TrenchArt: Box Set

Aesthetic Essays in Varied Form

Edited By Janice Lee, Teresa Carmody, Vanessa Place
Featuring Alex Forman, Alice Könitz, Allison Carter, Alta Ifland, Amina Cain, Axel Thormählen, Chris Tysh, Christine Wertheim, Danielle Adair, Divya Victor, Dodie Bellamy, Doug Nufer, Frances Richard, Harold Abramowitz, Jen Hofer, Jennifer Calkins, Julie Thi Underhill, Ken Ehrlich, Kim Rosenfield, Klaus Killisch, Lily Hoang, Lisa Darms, Mark Rutkoski, Mathew Timmons, Matias Viegener, Melissa Buzzeo, Michael du Plessis, Molly Corey, Myriam Moscona, Nuala Archer, Pam Ore, Paul Hoover, Redell Olsen, Renée Petropoulos, Sianne Ngai, Sissy Boyd, Sophie Robinson, Stan Apps, Stephanie Taylor, Susan Simpson, Teresa Carmody, Vanessa Place, VD Collective, Veronica Gonzalez, Vincent Dachy

About The Authors

Jen Hofer is a Los Angeles-based poet, translator, social justice interpreter, teacher, knitter, book-maker, public letter-writer, urban cyclist, and co-founder of the language justice and literary activism collaborative Antena. Her translation of Negro marfil by Mexican poet Myriam Moscona, published as Ivory Black by Les Figues Press in 2011, won the 2012 Harold Morton Landon Translation Award from the Academy of American Poets and the 2012 PEN Award for Poetry in Translation.

Her other translations include the homemade chapbook En las maravillas/In Wonder (Libros Antena/Antena Books, 2012); sexoPUROsexoVELOZ and Septiembre, a translation from Dolores Dorantes by Dolores Dorantes (Counterpath Press and Kenning Editions, 2008); lip wolf, a translation of lobo de labioby Laura Solórzano (Action Books, 2007); and Sin puertas visibles: An Anthology of Contemporary Poetry by Mexican Women (Ediciones Sin Nombre and University of Pittsburgh Press, 2003).
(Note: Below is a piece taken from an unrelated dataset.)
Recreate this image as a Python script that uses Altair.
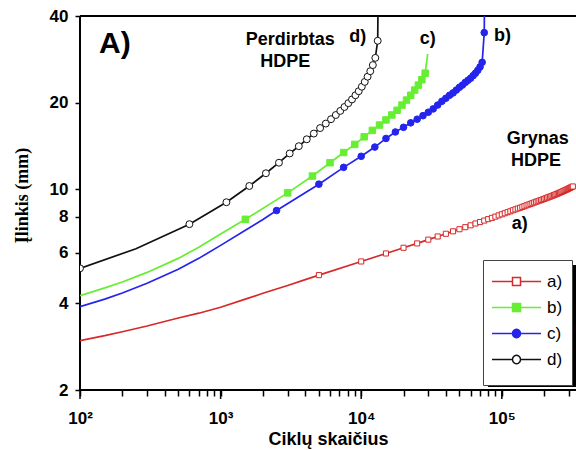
import altair as alt
import pandas as pd

# ---------------- data ----------------
series_names = ["a)", "b)", "c)", "d)"]
series_colors = ["#d62a2a", "#66ee33", "#2424ee", "#111111"]

# a) red, open squares (line-only points, then marker points)
a_line_cycles = [100, 150, 200, 300, 500, 700, 1000, 1500, 2000, 3000, 4000]
a_line_defl = [2.97, 3.09, 3.19, 3.34, 3.56, 3.70, 3.88, 4.14, 4.34, 4.62, 4.84]
a_mark_cycles = [5000, 10000, 15000, 20000, 25000, 30000, 35000, 40000, 45000, 50000,
                 55000, 60000, 65000, 70000, 75000, 80000, 85000, 90000, 95000, 100000,
                 105000, 110000, 115000, 120000, 125000, 130000, 135000, 140000, 145000, 150000,
                 155000, 160000, 165000, 170000, 175000, 180000, 185000, 190000, 195000, 200000,
                 205000, 210000, 215000, 220000, 225000, 230000, 235000, 240000, 245000, 250000,
                 255000, 260000, 265000, 270000, 275000, 280000, 285000, 290000, 295000, 300000,
                 305000, 310000, 315000, 320000]
a_mark_defl = [5.02, 5.60, 5.97, 6.25, 6.47, 6.67, 6.84, 6.99, 7.13, 7.25,
               7.37, 7.48, 7.59, 7.68, 7.77, 7.86, 7.94, 8.02, 8.10, 8.17,
               8.24, 8.31, 8.37, 8.44, 8.50, 8.56, 8.61, 8.67, 8.72, 8.78,
               8.83, 8.88, 8.93, 8.98, 9.03, 9.07, 9.12, 9.16, 9.20, 9.24,
               9.29, 9.33, 9.37, 9.41, 9.45, 9.49, 9.53, 9.57, 9.61, 9.65,
               9.69, 9.73, 9.77, 9.81, 9.85, 9.89, 9.93, 9.97, 10.01, 10.05,
               10.09, 10.13, 10.17, 10.21]

# b) green, filled squares
b_line_cycles = [100, 150, 200, 300, 500, 700, 1000, 29700]
b_line_defl = [4.26, 4.53, 4.75, 5.13, 5.74, 6.27, 6.98, 29.5]
b_mark_cycles = [1500, 3000, 4500, 6000, 7500, 9000, 10500, 12000, 13500, 15000,
                 16500, 18000, 19500, 21000, 22500, 24000, 25500, 27000, 28500]
b_mark_defl = [7.85, 9.7, 11.1, 12.35, 13.4, 14.3, 15.2, 16.0, 16.7, 17.4,
               18.1, 18.8, 19.6, 20.4, 21.2, 22.1, 23.0, 24.0, 25.3]

# c) blue, filled circles
c_line_cycles = [100, 150, 200, 300, 500, 700, 1000, 1500, 2000, 75600]
c_line_defl = [3.90, 4.14, 4.35, 4.70, 5.26, 5.74, 6.37, 7.19, 7.84, 60.0]
c_mark_cycles = [2500, 5000, 7500, 10000, 12500, 15000, 17500, 20000, 22500, 25000,
                 27500, 30000, 32500, 35000, 37500, 40000, 42500, 45000, 47500, 50000,
                 52500, 55000, 57500, 60000, 62500, 65000, 67500, 70000, 72500, 75000]
c_mark_defl = [8.42, 10.4, 11.9, 13.0, 14.0, 15.0, 15.8, 16.4, 17.0, 17.5,
               18.0, 18.5, 19.0, 19.6, 20.2, 20.7, 21.2, 21.6, 22.1, 22.6,
               23.0, 23.5, 23.9, 24.3, 24.8, 25.3, 25.9, 26.6, 27.6, 35.0]

# d) black, open circles
d_line_cycles = [250, 13250]
d_line_defl = [6.2, 60.0]
d_mark_cycles = [100, 600, 1100, 1600, 2100, 2600, 3100, 3600, 4100, 4600,
                 5100, 5600, 6100, 6600, 7100, 7600, 8100, 8600, 9100, 9600,
                 10100, 10600, 11100, 11600, 12100, 12600, 13100]
d_mark_defl = [5.3, 7.55, 9.0, 10.25, 11.35, 12.35, 13.3, 14.1, 14.9, 15.6,
               16.3, 16.9, 17.5, 18.1, 18.7, 19.3, 19.9, 20.5, 21.2, 21.9,
               22.7, 23.6, 24.6, 25.7, 27.0, 28.6, 32.8]

# annotations (positioned in data coordinates)
big_text = ["A)"]
big_cycles = [177]
big_defl = [32.0]
group_text = ["Perdirbtas", "HDPE", "Grynas", "HDPE"]
group_cycles = [3130, 2880, 180000, 175000]
group_defl = [33.1, 27.7, 14.9, 12.55]
curve_text = ["d)", "c)", "b)", "a)"]
curve_cycles = [9460, 29700, 101000, 134000]
curve_defl = [33.8, 33.3, 34.1, 7.56]

x_tick_values = [100, 200, 300, 400, 500, 600, 700, 800, 900,
                 1000, 2000, 3000, 4000, 5000, 6000, 7000, 8000, 9000,
                 10000, 20000, 30000, 40000, 50000, 60000, 70000, 80000, 90000,
                 100000, 200000, 300000]
x_major_ticks = [100, 1000, 10000, 100000]
y_tick_values = [2, 4, 6, 8, 10, 20, 40]
y_frame = [2, 40]      # bottom axis line and top frame line
x_frame = [100]        # left axis line

# ---------------- tables ----------------
rows = []
line_sets = {"a)": (a_line_cycles, a_line_defl, a_mark_cycles, a_mark_defl),
             "b)": (b_line_cycles, b_line_defl, b_mark_cycles, b_mark_defl),
             "c)": (c_line_cycles, c_line_defl, c_mark_cycles, c_mark_defl),
             "d)": (d_line_cycles, d_line_defl, d_mark_cycles, d_mark_defl)}
for s, (lc, lv, mc, mv) in line_sets.items():
    for c, v in zip(lc, lv):
        rows.append({"series": s, "cycles": c, "defl": v, "marker": False})
    for c, v in zip(mc, mv):
        rows.append({"series": s, "cycles": c, "defl": v, "marker": True})
df = pd.DataFrame(rows).sort_values(["series", "cycles"])

FONT = "Liberation Sans"
W, H = 496, 374
xscale = alt.Scale(type="log", domain=[100, 337000], nice=False)
yscale = alt.Scale(type="log", domain=[2, 40], nice=False)

x_axis = alt.Axis(
    values=x_tick_values,
    labelExpr="datum.value == 100 ? '10²' : datum.value == 1000 ? '10³' : datum.value == 10000 ? '10⁴' : datum.value == 100000 ? '10⁵' : ''",
    ticks=True, tickSize=6, tickWidth=1.5, tickColor="#000000", tickOpacity=1,
    labelPadding=14, labelFlush=False, labelOverlap=False,
    labelFont=FONT, labelFontSize=17, labelFontWeight="bold", labelColor="black",
    domain=False, grid=False,
    title="Ciklų skaičius", titleFont=FONT, titleFontSize=18, titleFontWeight="bold",
    titleColor="black", titleY=54, titleBaseline="alphabetic",
)
y_axis = alt.Axis(
    values=y_tick_values, format="d",
    ticks=True, tickSize=5, tickWidth=1.5, tickColor="#000000", tickOpacity=1,
    labelPadding=7, labelFlush=False, labelOverlap=False,
    labelFont=FONT, labelFontSize=17, labelFontWeight="bold", labelColor="black",
    domain=False, grid=False,
    title="Įlinkis (mm)", titleFont="Liberation Serif", titleFontSize=18,
    titleFontWeight="bold", titleColor="black", titleAngle=270,
    titleX=-58, titleY=179, titleAlign="center", titleBaseline="middle",
)

def X():
    return alt.X("cycles:Q", scale=xscale, axis=x_axis)

def Y():
    return alt.Y("defl:Q", scale=yscale, axis=y_axis)

marker_style = {
    "a)": dict(shape="square", size=26, fill="white", stroke=series_colors[0], strokeWidth=1),
    "b)": dict(shape="square", size=42, fill=series_colors[1], stroke=series_colors[1], strokeWidth=1),
    "c)": dict(shape="circle", size=44, fill=series_colors[2], stroke=series_colors[2], strokeWidth=1),
    "d)": dict(shape="circle", size=48, fill="white", stroke=series_colors[3], strokeWidth=1),
}

layers = []
# frame lines: bottom axis line, top frame line, left axis line (from the scales)
layers.append(alt.Chart(pd.DataFrame({"defl": y_frame})).mark_rule(
    color="black", strokeWidth=2).encode(y=Y()))
layers.append(alt.Chart(pd.DataFrame({"cycles": x_frame})).mark_rule(
    color="black", strokeWidth=2).encode(x=X()))
# longer major ticks on the cycles axis
maj_df = pd.DataFrame({"cycles": x_major_ticks})
layers.append(alt.Chart(maj_df).mark_rule(color="black", strokeWidth=1.5, clip=False).encode(
    x=X(), y=alt.value(H), y2=alt.value(H + 9)))
# legend shadow (decoration)
layers.append(alt.Chart(pd.DataFrame({"k": [0]})).mark_rect(color="black", clip=False).encode(
    x=alt.value(408), x2=alt.value(500), y=alt.value(249), y2=alt.value(371)))

for s, col in zip(series_names, series_colors):
    sub = df[df["series"] == s]
    layers.append(alt.Chart(sub).mark_line(color=col, strokeWidth=1.7, clip=True).encode(
        x=X(), y=Y()))
for s in series_names:
    sub = df[(df["series"] == s) & (df["marker"])]
    layers.append(alt.Chart(sub).mark_point(filled=True, opacity=1, clip=True,
                                            **marker_style[s]).encode(x=X(), y=Y()))

big_df = pd.DataFrame({"label": big_text, "cycles": big_cycles, "defl": big_defl})
grp_df = pd.DataFrame({"label": group_text + curve_text,
                       "cycles": group_cycles + curve_cycles,
                       "defl": group_defl + curve_defl})
layers.append(alt.Chart(big_df).mark_text(font=FONT, fontSize=30, fontWeight="bold",
                                          color="black", align="center", baseline="middle").encode(
    x=X(), y=Y(), text="label:N"))
layers.append(alt.Chart(grp_df).mark_text(font=FONT, fontSize=18, fontWeight="bold",
                                          color="black", align="center", baseline="middle").encode(
    x=X(), y=Y(), text="label:N"))

# legend-carrying layer (points placed outside the domain and clipped away)
sq_path = "M-1.087,0H0.696M1.391,0H3.174M0.696,-0.348H1.391V0.348H0.696Z"
ci_path = "M-1.087,0H0.696M1.391,0H3.174M0.696,0A0.348,0.348,0,1,0,1.391,0A0.348,0.348,0,1,0,0.696,0Z"
leg_df = pd.DataFrame({"series": series_names, "cycles": [50] * 4, "defl": [5] * 4})
legend = alt.Legend(title=" ", titleOrient="bottom", titleFontSize=2, titlePadding=6,
                    orient="none", legendX=403, legendY=244)
layers.append(alt.Chart(leg_df).mark_point(filled=True, opacity=1, clip=True, size=529,
                                           strokeWidth=1.5).encode(
    x=X(), y=Y(),
    stroke=alt.Stroke("series:N", scale=alt.Scale(domain=series_names, range=series_colors), legend=legend),
    fill=alt.Fill("series:N", scale=alt.Scale(domain=series_names,
                                              range=["white", series_colors[1], series_colors[2], "white"]),
                  legend=legend),
    shape=alt.Shape("series:N", scale=alt.Scale(domain=series_names,
                                                range=[sq_path, sq_path, ci_path, ci_path]),
                    legend=legend),
))

chart = alt.layer(*layers).properties(
    width=W, height=H,
    background="white",
    autosize=alt.AutoSizeParams(type="none"),
    padding={"left": 80, "top": 16, "right": 0, "bottom": 60},
).configure_view(stroke=None).configure_legend(
    padding=9, rowPadding=5, labelOffset=30, symbolSize=529, symbolStrokeWidth=1.5,
    labelFont=FONT, labelFontSize=17, labelFontWeight="normal", labelColor="black",
    strokeColor="#444444", fillColor="white",
)

chart.save("out.html", embed_options={"renderer": "svg", "actions": False})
Her most recent books are the handmade chapbook Lead & Tether (Dusie Kollektiv, 2011); a series of anti-war-manifesto poems titled one (Palm Press, 2009); and The Route, a collaboration with Patrick Durgin (Atelos, 2008). She has poems, essays and translations forthcoming from Dusie Books, Insert Press, Kenning Editions, and Litmus Press. She teaches in the MFA Writing Program at CalArts and the Graduate Writing Program at Otis College of Art & Design, and works nationally and locally as a social justice interpreter through Antena. Most recently she has been hand-sewing quilted poems; her installation “Uncovering: A Quilted Poem Made from Donated and Foraged Materials from Wendover, Utah” is currently on view at the CLUI.

Myriam Moscona is from Mexico, of Bulgarian Sephardic descent. She is the author of nine books, from Ultimo jardín (1983) to De par en par (2009). Two of her published books are outside the realm of poetry, yet remain connected to poetry: De frente y de perfil (literary portraits of 75 Mexican poets) and De par en par, which explores the phenomenon of poetry beyond its traditional construction. When Negro marfil was conceived, Moscona focused on the use of visual materials (inks, pastels, graphite and acrylics), which led her to explore alternate means of expression. In this way she came to visual poetry: drawn in through the side doors of writing. Moscona has received numerous awards, including the Premio de Poesía Aguascalientes and the Premio Nacional de Traducción; she is a grantee of the Sistema Nacional de Creadores de Arte, and she was awarded a grant from the Guggenheim Foundation.